Монахова живет, изнемогая в пустых мечтах, замкнутая в кругу, очерченном ее странной фантазией. Но в стойкости этих фантазий, в их отторгнутости от житейского сказывается и духовная сила Надежды, цельность ее натуры, свободной от корысти и грошовых расчетов. Жена акцизного надзирателя, мелкого честолюбца и шута, она не запятнана уступками выгоде. Отгородив себя от реальности стеной вымысла, она не отступится от этого вымысла ради самых осязаемых жизненных благ. Деньги, наслаждения, «езда по Парижам» – все это само по себе не имеет для нее никакой ценности. Ценности мира для нее заключены в одной только любви, которая «везде одинакова, если она настоящая».
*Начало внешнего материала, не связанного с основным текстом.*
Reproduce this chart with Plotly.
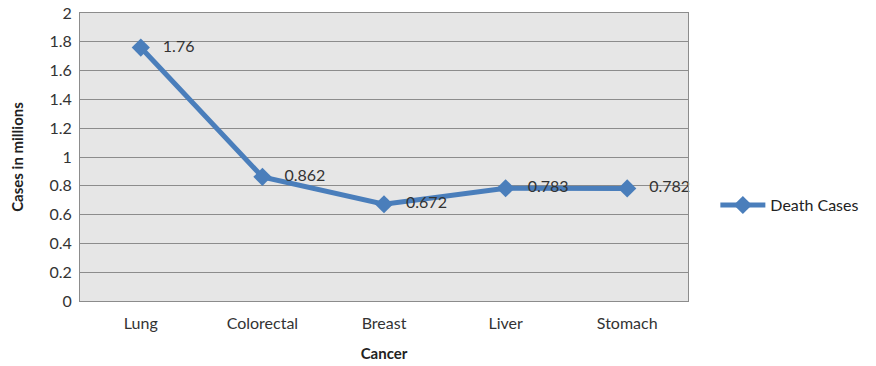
import plotly.graph_objects as go

categories = ["Lung", "Colorectal", "Breast", "Liver", "Stomach"]
death_cases = [1.76, 0.862, 0.672, 0.783, 0.782]
label_texts = ["1.76", "0.862", "0.672", "0.783", "0.782"]
y_ticks = [0, 0.2, 0.4, 0.6, 0.8, 1, 1.2, 1.4, 1.6, 1.8, 2]
y_tick_labels = ["0", "0.2", "0.4", "0.6", "0.8", "1", "1.2", "1.4", "1.6", "1.8", "2"]

FONT = "Lato, 'Open Sans', sans-serif"

fig = go.Figure()
fig.add_trace(go.Scatter(
    x=categories, y=death_cases, mode="lines+markers+text",
    name="Death Cases", cliponaxis=False,
    text=["   " + t for t in label_texts], textposition="middle right",
    textfont=dict(family=FONT, size=16, color="#333333"),
    line=dict(color="#4A7EBB", width=5),
    marker=dict(symbol="diamond", size=14, color="#4A7EBB"),
))

fig.update_layout(
    width=876, height=366,
    margin=dict(l=80, r=186, t=13, b=65),
    paper_bgcolor="white", plot_bgcolor="#E6E6E6",
    font=dict(family=FONT, size=16, color="#333333"),
    showlegend=True,
    legend=dict(x=1.045, y=0.333, xanchor="left", yanchor="middle",
                font=dict(family=FONT, size=16, color="#222222"),
                bgcolor="rgba(0,0,0,0)", itemwidth=45),
    xaxis=dict(
        type="category", range=[-0.5, 4.5], showgrid=False, automargin=False,
        showline=True, linecolor="#8C8C8C", linewidth=1, mirror=True,
        ticks="", ticklabelstandoff=8, tickfont=dict(size=16, color="#333333"),
        title=dict(text="<b>Cancer</b>", font=dict(size=15, color="#222222"), standoff=17),
    ),
    yaxis=dict(
        range=[0, 2], tickvals=y_ticks, ticktext=y_tick_labels, automargin=False,
        showgrid=True, gridcolor="#8C8C8C", gridwidth=1,
        showline=True, linecolor="#8C8C8C", linewidth=1, mirror=True,
        zeroline=False, ticks="", ticklabelstandoff=4, tickfont=dict(size=16, color="#333333"),
        title=dict(text="<b>Cases in millions</b>", font=dict(size=15, color="#222222"), standoff=22),
    ),
)

fig.write_html("out.html")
У нее свои понятия о том, что хорошо и что плохо, своя мера радости и несчастья. Ее внешний ритм замедлен, почти остановлен. Но там, в глубине, невидимо идет другая жизнь, интенсивная и напряженная. Доронинская Надежда погружена в этот скрытый мир так полно, так сосредоточенно, что он вдруг кажется нам реальным, а действительно существующее превращается в случайное, мнимое, не имеющее значения.

Другие персонажи общаются друг с другом, разбираются в своих путанных и перепутанных отношениях. Монахова отъединена от всех. Она стоит в глубине сцены, одетая в ярко-желтое или ярко-синее, цвета глаз, платье. Она вообще склонна к ярким, цветущим тонам, и сама до странности похожа на редкостный яркий цветок. Она стоит и смотрит – неотрывно, сомнамбулически – на Черкуна. В ее душевном фокусе – он один. Бесчувственная ко всем, она обостренно чувствительна к тому, что касается Черкуна. Она не упускает ни одного его движения, перемены, намерения. И все, что происходит рядом, само по себе интересное, переданное прекрасными актерами, каким-то образом отодвигается. А главным и самым притягательным оказывается взгляд Монаховой, ее загадочное и красноречивое молчание.